Lessons on how to run a business with award-winning author, celebrity chef, and Food Network star Ina Garten, who shared her secrets to success at the recently-concluded Forbes’ third annual Women’s Summit. Written by Natalie Robehmed for Forbes.
Ina Garten, beloved host of Emmy Award-winning show Barefoot Contessa and author of bestselling cookbooks such as How Easy Is That?, knows a thing or two about cooking up a storm with a smile.
“You want to do something you love doing, whether you are getting paid for it or not, if you can,” said Garten, speaking at Forbes’ third annual Women’s Summit, a gathering of hundreds of women entrepreneurs and leaders in New York with the aim of changing the power imbalance in the business world.
As Forbes Woman publisher Moira Forbes told a packed house at Manhattan’s Chelsea Piers, Garten transitioned from working in the White House on the budget for enriched uranium programs to running her own small business, a specialty food store in her adopted home in the Hamptons.
Garten described her fatigue with Washington, and her motivation for switching careers: “I was thinking, life has to be more fun than this.”
Encouraged by her husband Jeffrey, who is often the quiet star of Garten’s home cooking show, Garten decided to pick something she enjoyed. “If it’s fun, you’ll be really good at it,” Garten assured.
Garten bought a small store after making an offer she didn’t think the proprietor would accept: “She called me and said ‘Thank you very much, I accept your offer’ and I went, ’Oh, shit.’”
The audience erupted in laughter hearing the composed Garten swear, but took note as she shared small business advice.
“Starting small and buying a business already in progress made it possible for me,” Garten said, recalling that she would find herself working many long hours perfecting new recipes. It wasn’t all a piece of cake – Garten was selling food in store and catering, but eventually stopped the latter because it was too draining. After two decades running the Hampton staple, Garten decided to change everything – for the second time.
“I was 50 years old and I thought the best years of my career were over,” Garten, 67, said. “It wasn’t stimulating to me and I tried to figure out what to do next.”

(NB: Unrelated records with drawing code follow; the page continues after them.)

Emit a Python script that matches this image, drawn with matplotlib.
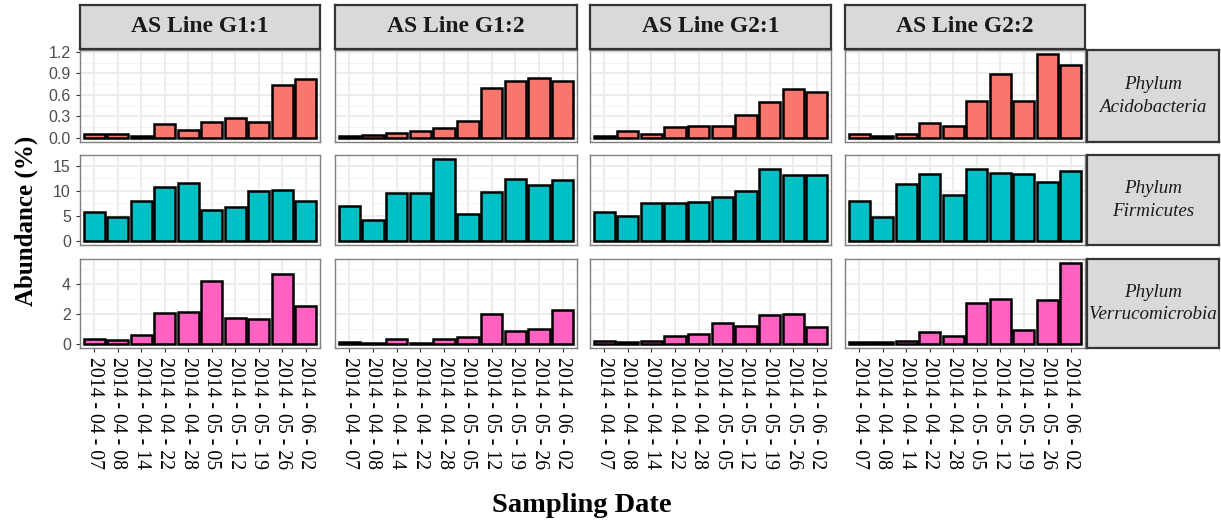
import matplotlib
matplotlib.use("Agg")
import matplotlib.pyplot as plt
import numpy as np

dates = ["2014 - 04 - 07", "2014 - 04 - 08", "2014 - 04 - 14", "2014 - 04 - 22",
         "2014 - 04 - 28", "2014 - 05 - 05", "2014 - 05 - 12", "2014 - 05 - 19",
         "2014 - 05 - 26", "2014 - 06 - 02"]
lines = ["AS Line G1:1", "AS Line G1:2", "AS Line G2:1", "AS Line G2:2"]
phyla = ["Phylum\nAcidobacteria", "Phylum\nFirmicutes", "Phylum\nVerrucomicrobia"]
colors = ["#F8766D", "#00BFC4", "#FF61C3"]

acido_g11 = [0.05, 0.05, 0.03, 0.20, 0.11, 0.22, 0.28, 0.22, 0.74, 0.82]
acido_g12 = [0.03, 0.04, 0.07, 0.10, 0.14, 0.24, 0.70, 0.80, 0.84, 0.79]
acido_g21 = [0.02, 0.09, 0.05, 0.15, 0.17, 0.17, 0.32, 0.50, 0.68, 0.64]
acido_g22 = [0.06, 0.03, 0.05, 0.21, 0.16, 0.52, 0.89, 0.52, 1.17, 1.02]

firm_g11 = [5.8, 4.8, 8.0, 10.7, 11.5, 6.2, 6.8, 9.9, 10.2, 8.0]
firm_g12 = [6.9, 4.2, 9.6, 9.5, 16.3, 5.3, 9.7, 12.4, 11.2, 12.1]
firm_g21 = [5.7, 5.0, 7.6, 7.5, 7.7, 8.7, 9.9, 14.4, 13.2, 13.1]
firm_g22 = [7.9, 4.7, 11.3, 13.3, 9.1, 14.4, 13.5, 13.3, 11.8, 13.9]

verru_g11 = [0.33, 0.26, 0.62, 2.08, 2.14, 4.17, 1.70, 1.64, 4.66, 2.54]
verru_g12 = [0.10, 0.06, 0.33, 0.05, 0.35, 0.44, 2.03, 0.85, 1.02, 2.25]
verru_g21 = [0.17, 0.10, 0.18, 0.52, 0.68, 1.40, 1.18, 1.92, 2.03, 1.12]
verru_g22 = [0.15, 0.13, 0.20, 0.77, 0.50, 2.75, 2.97, 0.95, 2.93, 5.40]

data = [
    [acido_g11, acido_g12, acido_g21, acido_g22],
    [firm_g11, firm_g12, firm_g21, firm_g22],
    [verru_g11, verru_g12, verru_g21, verru_g22],
]
ybreaks = [[0.0, 0.3, 0.6, 0.9, 1.2], [0, 5, 10, 15], [0, 2, 4]]
ylabels = [["0.0", "0.3", "0.6", "0.9", "1.2"], ["0", "5", "10", "15"], ["0", "2", "4"]]

W, H = 1221, 524
fig = plt.figure(figsize=(W / 100, H / 100), dpi=100)
fig.patch.set_facecolor("white")

serif = ["Liberation Serif", "DejaVu Serif"]
sans = ["Liberation Sans", "DejaVu Sans"]

col_x = [(80, 320), (335, 577), (590, 831), (845, 1085)]
row_y = [(50, 142), (155, 245), (259, 348)]

def px_axes(x0, y0, x1, y1):
    return fig.add_axes([x0 / W, 1 - y1 / H, (x1 - x0) / W, (y1 - y0) / H])

x = np.arange(1, len(dates) + 1)
for r in range(3):
    vmax = max(max(d) for d in data[r])
    lo, hi = -0.05 * vmax, vmax * 1.05
    br = ybreaks[r]
    step = br[1] - br[0]
    minor = [b + step / 2 for b in [br[0] - step] + br]
    for c in range(4):
        x0, x1 = col_x[c]
        y0, y1 = row_y[r]
        ax = px_axes(x0, y0, x1, y1)
        ax.set_xlim(0.4, len(dates) + 0.6)
        ax.set_ylim(lo, hi)
        for m in minor:
            if lo < m < hi:
                ax.axhline(m, color="#F2F2F2", lw=0.6, zorder=0)
        for b in br:
            ax.axhline(b, color="#EBEBEB", lw=1.3, zorder=0)
        for xi in x:
            ax.axvline(xi, color="#EBEBEB", lw=1.3, zorder=0)
        ax.bar(x, data[r][c], width=0.9, color=colors[r], edgecolor="black",
               linewidth=1.8, zorder=2)
        for s in ax.spines.values():
            s.set_color("#7F7F7F")
            s.set_linewidth(1.0)
        ax.set_yticks(br)
        ax.set_xticks(x)
        ax.tick_params(axis="both", length=3, width=0.8, color="#333333")
        if c == 0:
            ax.set_yticklabels(ylabels[r], fontsize=11.5, color="#4D4D4D", family=sans)
        else:
            ax.tick_params(axis="y", length=0)
            ax.set_yticklabels([])
        if r == 2:
            ax.set_xticklabels(dates, rotation=-90, fontsize=14.2, family=serif,
                               color="black")
        else:
            ax.tick_params(axis="x", length=0)
            ax.set_xticklabels([])

# top strips
for c in range(4):
    x0, x1 = col_x[c]
    sa = px_axes(x0, 5, x1, 49)
    sa.set_xlim(0, 1); sa.set_ylim(0, 1)
    sa.set_facecolor("#D9D9D9")
    for s in sa.spines.values():
        s.set_color("#333333"); s.set_linewidth(1.6)
    sa.set_xticks([]); sa.set_yticks([])
    sa.text(0.5, 0.5, lines[c], ha="center", va="center", fontsize=17,
            fontweight="bold", family=serif, color="#1A1A1A")

# right strips
for r in range(3):
    y0, y1 = row_y[r]
    sa = px_axes(1087, y0, 1219, y1)
    sa.set_xlim(0, 1); sa.set_ylim(0, 1)
    sa.set_facecolor("#D9D9D9")
    for s in sa.spines.values():
        s.set_color("#333333"); s.set_linewidth(1.6)
    sa.set_xticks([]); sa.set_yticks([])
    sa.text(0.5, 0.5, phyla[r], ha="center", va="center", fontsize=13.7,
            style="italic", family=serif, color="#1A1A1A", linespacing=1.45)

fig.text(26 / W, 1 - 221 / H, "Abundance (%)", rotation=90, ha="center", va="center",
         fontsize=18, fontweight="bold", family=serif)
fig.text(582 / W, 1 - 506 / H, "Sampling Date", ha="center", va="center",
         fontsize=20.5, fontweight="bold", family=serif)

fig.savefig("out.png", dpi=100, facecolor="white")
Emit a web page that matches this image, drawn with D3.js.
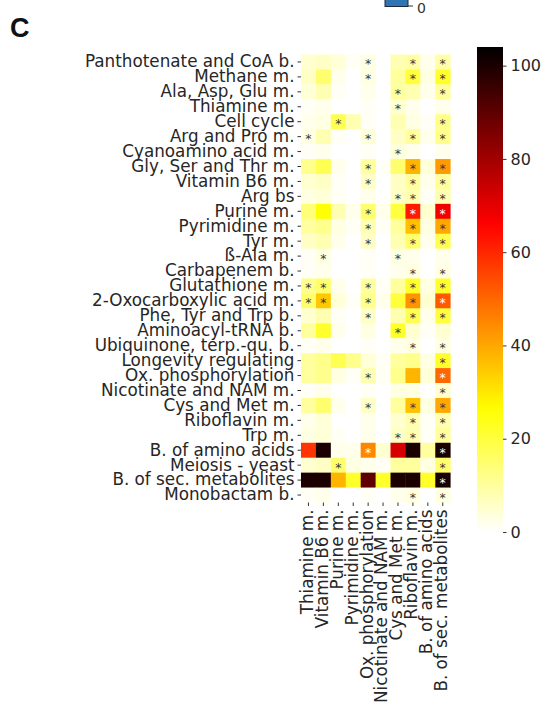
<!DOCTYPE html>
<html>
<head>
<meta charset="utf-8">
<script src="https://cdn.jsdelivr.net/npm/d3@7"></script>
<style>
    body { margin: 0; background: #fff; }
    svg { display: block; }
</style>
</head>
<body>
<div id="chart"></div>
<script>
// row labels (pathways), top to bottom
var rowLabels = [
    "Panthotenate and CoA b.", "Methane m.", "Ala, Asp, Glu m.", "Thiamine m.", "Cell cycle",
    "Arg and Pro m.", "Cyanoamino acid m.", "Gly, Ser and Thr m.", "Vitamin B6 m.", "Arg bs",
    "Purine m.", "Pyrimidine m.", "Tyr m.", "ß-Ala m.", "Carbapenem b.",
    "Glutathione m.", "2-Oxocarboxylic acid m.", "Phe, Tyr and Trp b.", "Aminoacyl-tRNA b.", "Ubiquinone, terp.-qu. b.",
    "Longevity regulating", "Ox. phosphorylation", "Nicotinate and NAM m.", "Cys and Met m.", "Riboflavin m.",
    "Trp m.", "B. of amino acids", "Meiosis - yeast", "B. of sec. metabolites", "Monobactam b."
];

// column labels
var colLabels = [
    "Thiamine m.", "Vitamin B6 m.", "Purine m.", "Pyrimidine m.", "Ox. phosphorylation",
    "Nicotinate and NAM m.", "Cys and Met m.", "Riboflavin m.", "B. of amino acids", "B. of sec. metabolites"
];

// cell values, one list per row (same order as rowLabels)
var values = [
    [5, 6, 4, 1, 3, 0, 8, 9, 2, 9],
    [6, 15, 2, 0, 3, 0, 10, 20, 3, 22],
    [4, 8, 1, 0, 2, 0, 10, 8, 2, 10],
    [1, 2, 0, 0, 1, 0, 5, 2, 0, 2],
    [2, 3, 18, 8, 1, 0, 8, 3, 1, 12],
    [3, 8, 1, 0, 4, 0, 6, 10, 2, 12],
    [1, 2, 0, 0, 1, 0, 4, 2, 0, 2],
    [12, 18, 2, 0, 10, 1, 15, 38, 4, 42],
    [5, 6, 1, 0, 6, 0, 6, 10, 2, 10],
    [3, 4, 1, 0, 2, 0, 6, 8, 1, 8],
    [14, 26, 8, 2, 15, 2, 20, 62, 5, 68],
    [10, 12, 3, 1, 8, 1, 10, 36, 3, 40],
    [6, 8, 2, 0, 6, 0, 8, 15, 2, 18],
    [1, 3, 0, 0, 1, 0, 3, 2, 0, 2],
    [1, 2, 0, 0, 1, 0, 2, 3, 0, 3],
    [12, 15, 2, 0, 10, 1, 10, 22, 3, 22],
    [15, 35, 4, 1, 12, 2, 20, 43, 5, 52],
    [5, 8, 1, 0, 6, 0, 8, 18, 2, 20],
    [10, 22, 2, 0, 3, 0, 22, 5, 1, 5],
    [1, 2, 0, 0, 1, 0, 2, 3, 0, 3],
    [10, 12, 18, 12, 4, 1, 10, 12, 3, 22],
    [10, 12, 3, 1, 8, 1, 12, 38, 4, 50],
    [1, 2, 0, 0, 1, 0, 3, 3, 0, 5],
    [10, 15, 2, 0, 6, 0, 10, 36, 3, 40],
    [2, 4, 0, 0, 2, 0, 5, 8, 1, 8],
    [3, 4, 1, 0, 2, 0, 6, 8, 1, 10],
    [58, 100, 2, 2, 45, 5, 72, 100, 10, 100],
    [5, 6, 15, 3, 2, 1, 10, 10, 3, 15],
    [100, 100, 38, 22, 90, 22, 100, 100, 22, 100],
    [1, 2, 0, 0, 1, 0, 2, 3, 0, 3]
];

// significance marks, one string per row ("1" = asterisk)
var stars = [
    "0000100101", "0000100101", "0000001001", "0000001000", "0010000001",
    "1000100101", "0000001000", "0000100101", "0000100101", "0000001101",
    "0000100101", "0000100101", "0000100101", "0100001000", "0000000101",
    "1100100101", "1100100101", "0000100101", "0000001000", "0000000101",
    "0000000001", "0000100001", "0000000001", "0000100101", "0000000101",
    "0000001101", "0000100001", "0010000001", "0000000001", "0000000101"
];

// colorbar ticks
var cbarTicks = [0, 20, 40, 60, 80, 100];
var vmax = 104;

var width = 557, height = 728;
var labelSize = "16.8px";

var svg = d3.select("#chart").append("svg")
    .attr("width", width)
    .attr("height", height)
    .style("font-family", "'DejaVu Sans', sans-serif");

// matplotlib "hot" reversed
function hotR(t) {
    t = 1 - Math.max(0, Math.min(1, t));
    var r = Math.min(1, t / 0.365079);
    var g = Math.max(0, Math.min(1, (t - 0.365079) / (0.746032 - 0.365079)));
    var b = Math.max(0, Math.min(1, (t - 0.746032) / (1 - 0.746032)));
    return d3.rgb(r * 255, g * 255, b * 255);
}
var color = d3.scaleSequential(hotR).domain([0, vmax]);

function lum(c) {
    function lin(v) {
        v = v / 255;
        return v <= 0.03928 ? v / 12.92 : Math.pow((v + 0.055) / 1.055, 2.4);
    }
    return 0.2126 * lin(c.r) + 0.7152 * lin(c.g) + 0.0722 * lin(c.b);
}

//Scales
var x = d3.scaleBand().domain(colLabels).range([301, 450.2]);
var y = d3.scaleBand().domain(rowLabels).range([54.5, 502.5]);

//Cells
var cells = [];
values.forEach(function (row, i) {
    row.forEach(function (v, j) {
        cells.push({row: rowLabels[i], col: colLabels[j], value: v, star: stars[i][j] === "1"});
    });
});

svg.append("g").selectAll("rect")
    .data(cells)
    .enter()
    .append("rect")
    .attr("x", function (d) { return x(d.col); })
    .attr("y", function (d) { return y(d.row); })
    .attr("width", x.bandwidth() + 0.4)
    .attr("height", y.bandwidth() + 0.4)
    .style("fill", function (d) { return color(d.value); });

//Asterisks
svg.append("g").selectAll("text")
    .data(cells.filter(function (d) { return d.star; }))
    .enter()
    .append("text")
    .attr("x", function (d) { return x(d.col) + x.bandwidth() / 2; })
    .attr("y", function (d) { return y(d.row) + y.bandwidth() / 2 + 6.5; })
    .attr("text-anchor", "middle")
    .style("font-size", "12.5px")
    .style("fill", function (d) { return lum(color(d.value)) > 0.408 ? "#3a3a3a" : "#ffffff"; })
    .text("*");

//Y axis
var yAxis = svg.append("g")
    .attr("transform", "translate(301,0)")
    .call(d3.axisLeft(y).tickSize(3.5).tickPadding(3));
yAxis.select(".domain").remove();
yAxis.selectAll("line").style("stroke", "#333");
yAxis.selectAll("text")
    .style("font-size", labelSize)
    .style("fill", "#262626")
    .style("font-family", "'DejaVu Sans', sans-serif");

//X axis
var xAxis = svg.append("g")
    .attr("transform", "translate(0,502.5)")
    .call(d3.axisBottom(x).tickSize(3.5).tickPadding(3));
xAxis.select(".domain").remove();
xAxis.selectAll("line").style("stroke", "#333");
xAxis.selectAll("text")
    .attr("y", -1.5)
    .attr("x", -7)
    .attr("dy", "0.35em")
    .attr("transform", "rotate(-90)")
    .style("text-anchor", "end")
    .style("font-size", labelSize)
    .style("fill", "#262626")
    .style("font-family", "'DejaVu Sans', sans-serif");

//Colorbar
var cbY = d3.scaleLinear().domain([0, vmax]).range([532, 47]);
var defs = svg.append("defs");
var grad = defs.append("linearGradient")
    .attr("id", "cbar")
    .attr("x1", 0).attr("y1", 1)
    .attr("x2", 0).attr("y2", 0);
d3.range(0, 1.0001, 0.02).forEach(function (t) {
    grad.append("stop")
        .attr("offset", t)
        .attr("stop-color", color(t * vmax));
});
svg.append("rect")
    .attr("x", 477)
    .attr("y", cbY(vmax))
    .attr("width", 26)
    .attr("height", cbY(0) - cbY(vmax))
    .style("fill", "url(#cbar)");

var cbAxis = svg.append("g")
    .attr("transform", "translate(503,0)")
    .call(d3.axisRight(cbY).tickValues(cbarTicks).tickSize(3.5).tickPadding(4));
cbAxis.select(".domain").remove();
cbAxis.selectAll("line").style("stroke", "#333");
cbAxis.selectAll("text")
    .style("font-size", "16px")
    .style("fill", "#262626")
    .style("font-family", "'DejaVu Sans', sans-serif");

//Panel letter
svg.append("text")
    .attr("x", 10)
    .attr("y", 37)
    .style("font-family", "'Liberation Sans', Arial, sans-serif")
    .style("font-weight", "bold")
    .style("font-size", "27px")
    .style("fill", "#111")
    .text("C");

//leftover of the panel above (cut legend)
svg.append("rect")
    .attr("x", 385)
    .attr("y", -2)
    .attr("width", 23)
    .attr("height", 8.5)
    .style("fill", "#2f74b5")
    .style("stroke", "#1b2a3a")
    .style("stroke-width", 1);
svg.append("line")
    .attr("x1", 408).attr("y1", 6)
    .attr("x2", 413).attr("y2", 6)
    .style("stroke", "#333");
svg.append("text")
    .attr("x", 417)
    .attr("y", 13)
    .style("font-size", "14px")
    .style("fill", "#333")
    .text("0");
</script>
</body>
</html>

So the Barefoot Contessa sold her store to two employees, bought an office above it, and did nothing for the first time ever.
“Type A people think they can figure out what to do next while they’re doing something, and they can’t,” Garten advised, beaming at the crowd. “An important part of changing and figuring out what to do next is you have to just stop. I had to get good and bored before I could decide what was next – I thought maybe I’ll write a cookbook while I figure it out.”
Garten invested heavily in her first publication, 1999′s “The Barefoot Contessa Cookbook,” by hiring her own photographer and publicist to retain control of the project.
“Marth Stewart said, ‘Go to book stores and ask to sign books,’ so I went to the head of this book store in Newport, California, and said, ‘I’ve written a book, would you like me to sign it?’” The manager agreed, but realized the store had already sold out for the day. “That was the moment I though, ‘Oh, this might work.’”
From the cookbook, cooking show requests followed. But it was not until 2002 that Garten transitioned from print to small screen. “I just didn’t think I would be good at it. I’d seen Martha [Stewart] and Nigella Lawson and I just never saw myself as a teacher,” recalled Garten, in an important reminder not to underestimate oneself.
Garten, who has published nine recipe books to date, remains modest about her television success: “I do the TV because it’s an important part of the business, but it’s the cookbooks I love writing.”
She reminded the accomplished audience that ‘no’ is a complete sentence and making time for oneself is equally important.
“I think when we’re young we say yes to everything, but when you realize your brand is working, you start making choices,” said Garten, who says she turned down frozen dinner and dog food deals among others because they did not fit with her fun cooking style.
“Oscar Wilde used to say, ‘work is easy, fun is hard’” Garten pointed out. “You know what you need to do for work but it’s the personal life that gets what’s left over, rather than vice versa.”
To avoid burnout, Garten suggests planning downtime a year in advance, and credits these breaks with giving her some of her best ideas. “Jeffrey and I go away two weeks at a time two to three times a year.”
As the conversation came to a close, Garten gave poignant advice to her twenty-something self: “Do what you love. If it’s fun, you’ll be really good at it. And don’t worry so much.”